Introduction to the This Is Love podcast
Freakishly, in that I wonder if other people have similar flashes on the things their parents gave up for them? It’s not that my mom ever quantified her sacrifice for the children she had, at least not consciously or as an attempt to persuade. I know some people have had that experience, I’ve had the experience myself with other relatives. Our grandmother would tell us she was dying each year around Christmas, and oh, this might be your last chance to see me. Don’t you remember how I made time for you when you were growing up? We would laugh and roll our eyes, and then try to make time to visit at some point during the season.
But not mom, at least not when she was parenting us. Guilt never seemed to work for us. I remember distinctly her wanting us to clean our plates at mealtimes while I was still in primary school, and so she put a coin jar in the center of the table labeled for the starving children in other countries. We had a great laugh at that as we crammed food into the slot on the jar. That is the one time I remember her attempting to guilt us into anything and it failed, spectacularly.
When I was a teenager and could finally drive and own my own car, I would take long, meandering drives in the country, sometimes for several hours at a time, just listening to music. I’m not sure what I was looking for out there on the road. Release from the pressures of herding three other children around, most likely. On a few occasions mother grew concerned about my spending so much time alone, and so I invited her to come along on a drive with me, just so she could see what I was doing.
While we were out there together, me just driving aimlessly, we would talk. Mom and I could always talk. We’d talk for hours on the phone sometimes. I never could recall the particulars of any of our conversations, it was always small talk. Just impressions of concerns of the day, plans for the future. Musings about the days gone by. It is these times that come to mind when I listen to the story of the mother spider calling its children to itself, sacrificing herself to them so that they could survive. Feeding herself to them on purpose.
Mom was an artist before we children were born; or more precisely, before I was born. She left college to travel with her then-husband, my father, going overseas for the first time in her short life. I can imagine what her hopes must have been like at the time. Visiting places in Europe, possibly even going to Paris. She did talk to me about wanting to visit Paris, as I sat in vigil with her over the last months of her life. It wasn’t the first time we had talked about her young dreams, I know. I know because in those long drives as a restless teen she had told me of her dreams when she was a restless teen. Traveling. Painting. Exploring the world. I can picture her in Europe right now if I close my eyes, sipping coffee at a cafe near a river, trying to decide which scene deserved her artistic attention.
But that never happened. Instead she had me, and her husband didn’t prove to be much of a father, so she left him within six months of my birth. She married the man I called father for my entire life and eventually settled with him in the middle of the Kansas plains, pretty much as far away from the lights and glamour of Parisian culture as it is possible to get. She set about raising me and the three children that followed me, burying a miscarriage somewhere along the line. When dad’s wayward eye got him in trouble about the time I turned thirteen, she simply switched to the next person she thought could keep her children fed. And so on.

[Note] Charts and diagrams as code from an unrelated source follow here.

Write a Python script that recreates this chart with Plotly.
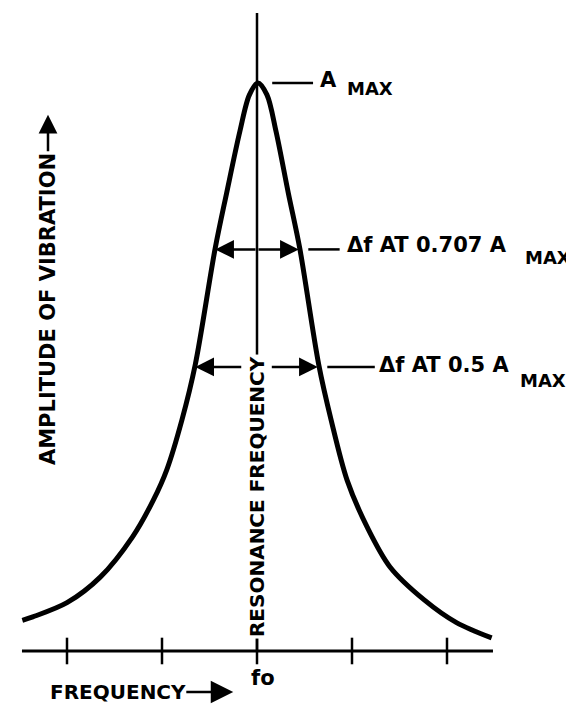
import plotly.graph_objects as go

# resonance curve (frequency in tick units, amplitude as fraction of A max)
freq = [-2.47, -2.36, -2.00, -1.65, -1.31, -1.09, -0.95, -0.79, -0.65, -0.44, -0.32,
        -0.18, -0.08, 0.01, 0.105, 0.20, 0.33, 0.45, 0.65, 0.78, 0.95, 1.16, 1.40,
        1.76, 2.10, 2.47]
amplitude = [0.054, 0.060, 0.085, 0.130, 0.201, 0.266, 0.319, 0.407, 0.504, 0.709, 0.806,
             0.915, 0.979, 1.0, 0.979, 0.915, 0.806, 0.709, 0.504, 0.407, 0.300, 0.218, 0.148,
             0.090, 0.050, 0.023]

tick_vals = [-2, -1, 0, 1, 2]
axis_span = [-2.474, 2.484]
f0_label = "fo"

# bandwidth markers: level and the curve crossings at that level
levels = [0.707, 0.5]
left_cross = [-0.44, -0.65]
right_cross = [0.44, 0.64]
level_text = ["Δf AT 0.707 A", "Δf AT 0.5 A"]

FONT = "DejaVu Sans"
black = "black"

fig = go.Figure()

# frequency axis and the resonance line
fig.add_trace(go.Scatter(x=axis_span, y=[0, 0], mode="lines",
                         line=dict(color=black, width=3), hoverinfo="skip"))
fig.add_trace(go.Scatter(x=[0, 0], y=[0, 1.123], mode="lines",
                         line=dict(color=black, width=2.5), hoverinfo="skip"))

fig.add_trace(go.Scatter(x=freq, y=amplitude, mode="lines",
                         line=dict(color=black, width=5, shape="spline", smoothing=0.9),
                         hoverinfo="skip"))

# tick marks crossing the frequency axis
fig.add_trace(go.Scatter(x=tick_vals, y=[0] * len(tick_vals), mode="markers",
                         marker=dict(symbol="line-ns", size=19,
                                     line=dict(color=black, width=2.5)),
                         cliponaxis=False, hoverinfo="skip"))

# leader lines to the labels
leaders = [
    ([0.16, 0.59], [1.0, 1.0]),
    ([0.54, 0.87], [levels[0], levels[0]]),
    ([0.74, 1.24], [levels[1], levels[1]]),
]
for lx, ly in leaders:
    fig.add_trace(go.Scatter(x=lx, y=ly, mode="lines",
                             line=dict(color=black, width=2.5), hoverinfo="skip"))

def txt(x, y, s, size=21, angle=0, xanchor="left", bg=None):
    fig.add_annotation(x=x, y=y, xref="x", yref="y", text=s, showarrow=False,
                       textangle=angle, xanchor=xanchor, yanchor="middle",
                       font=dict(family=FONT, size=size, color=black, weight="bold"),
                       bgcolor=bg, borderpad=1)

def arrow(x0, y0, x1, y1, size=1.5):
    fig.add_annotation(x=x1, y=y1, ax=x0, ay=y0, xref="x", yref="y",
                       axref="x", ayref="y", text="", showarrow=True,
                       arrowhead=2, arrowsize=size, arrowwidth=2.5,
                       arrowcolor=black, standoff=0, startstandoff=0)

# bandwidth arrows
arrow(0, levels[0], left_cross[0], levels[0])
arrow(0, levels[0], right_cross[0], levels[0])
arrow(-0.15, levels[1], left_cross[1], levels[1])
arrow(0.14, levels[1], right_cross[1], levels[1])

# labels
txt(0.64, 1.005, "A")
txt(0.93, 0.99, "MAX", size=18)
txt(0.93, 0.715, level_text[0])
txt(2.80, 0.692, "MAX", size=18)
txt(1.26, 0.5035, level_text[1])
txt(2.75, 0.477, "MAX", size=18)

txt(0, 0.271, "RESONANCE FREQUENCY", size=20, angle=-90, xanchor="center", bg="white")
txt(-2.2, 0.602, "AMPLITUDE OF VIBRATION", angle=-90, xanchor="center")
arrow(-2.2, 0.877, -2.2, 0.944)

txt(-2.2, -0.072, "FREQUENCY", size=20)
arrow(-0.76, -0.072, -0.25, -0.072, size=1.8)
txt(0.06, -0.0475, f0_label, xanchor="center")

# axes span the whole page (the page sits 8px in from the window corner)
fig.update_layout(
    width=574, height=707,
    margin=dict(l=0, r=0, t=0, b=0),
    plot_bgcolor="white", paper_bgcolor="white",
    showlegend=False,
    xaxis=dict(range=[-2.621, 3.421], visible=False, showgrid=False, zeroline=False),
    yaxis=dict(range=[-0.1127, 1.1320], visible=False, showgrid=False, zeroline=False),
)

fig.write_html("out.html")
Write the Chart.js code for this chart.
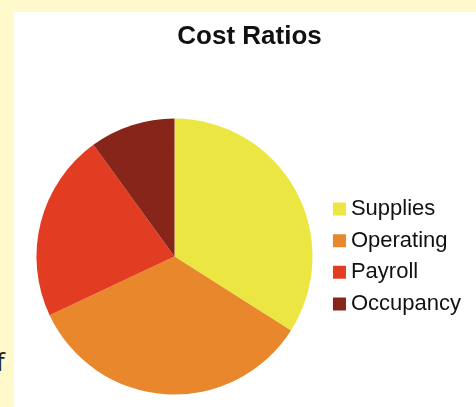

She worked her fingers to the bone at odd jobs as a single parent at the time that inspired this writing, when I was a senior in high school and then attending the local trade school. Two, three jobs at a time if required. She never complained, other than to say how tired she was. Never guilted us about what she gave up so that we could live. She just set about getting from where we were today to where we would be tomorrow, a progression in time that saw us all graduate high school. Some of us went on to college and all of us eventually had children of our own. She helped raise those children, none of us ever asking her if this was what she wanted to spend her life doing. Never once.
Until the end of last November, when her world crashed down around her. Stage four transitional cell carcinoma. Months to live. She could have gotten treatment. She could have still been here with us. She couldn’t pay for the treatment. She wouldn’t even dream of asking us to pay for it, and she didn’t want the government to pay for it. In some weird way, she thrummed her web, and we great mass of the living consumed her without even questioning why things had to be this way.
Now she’s gone. I have become the eldest of our little band of misfits, a natural leadership role that I never wanted and go to great lengths to avoid when I can. What form is the web that I’m now the center of? Will I be called to sacrifice myself to the greater good? Do I want that to happen? Do I have a choice? …And I can still see her youthful, hopeful face among the crowd that I envision along the banks of the Seine. Sipping coffee and deciding what to paint next. If I could tell her one thing now, what would that one thing be? Paint as if your life depended on it. Because ultimately it does.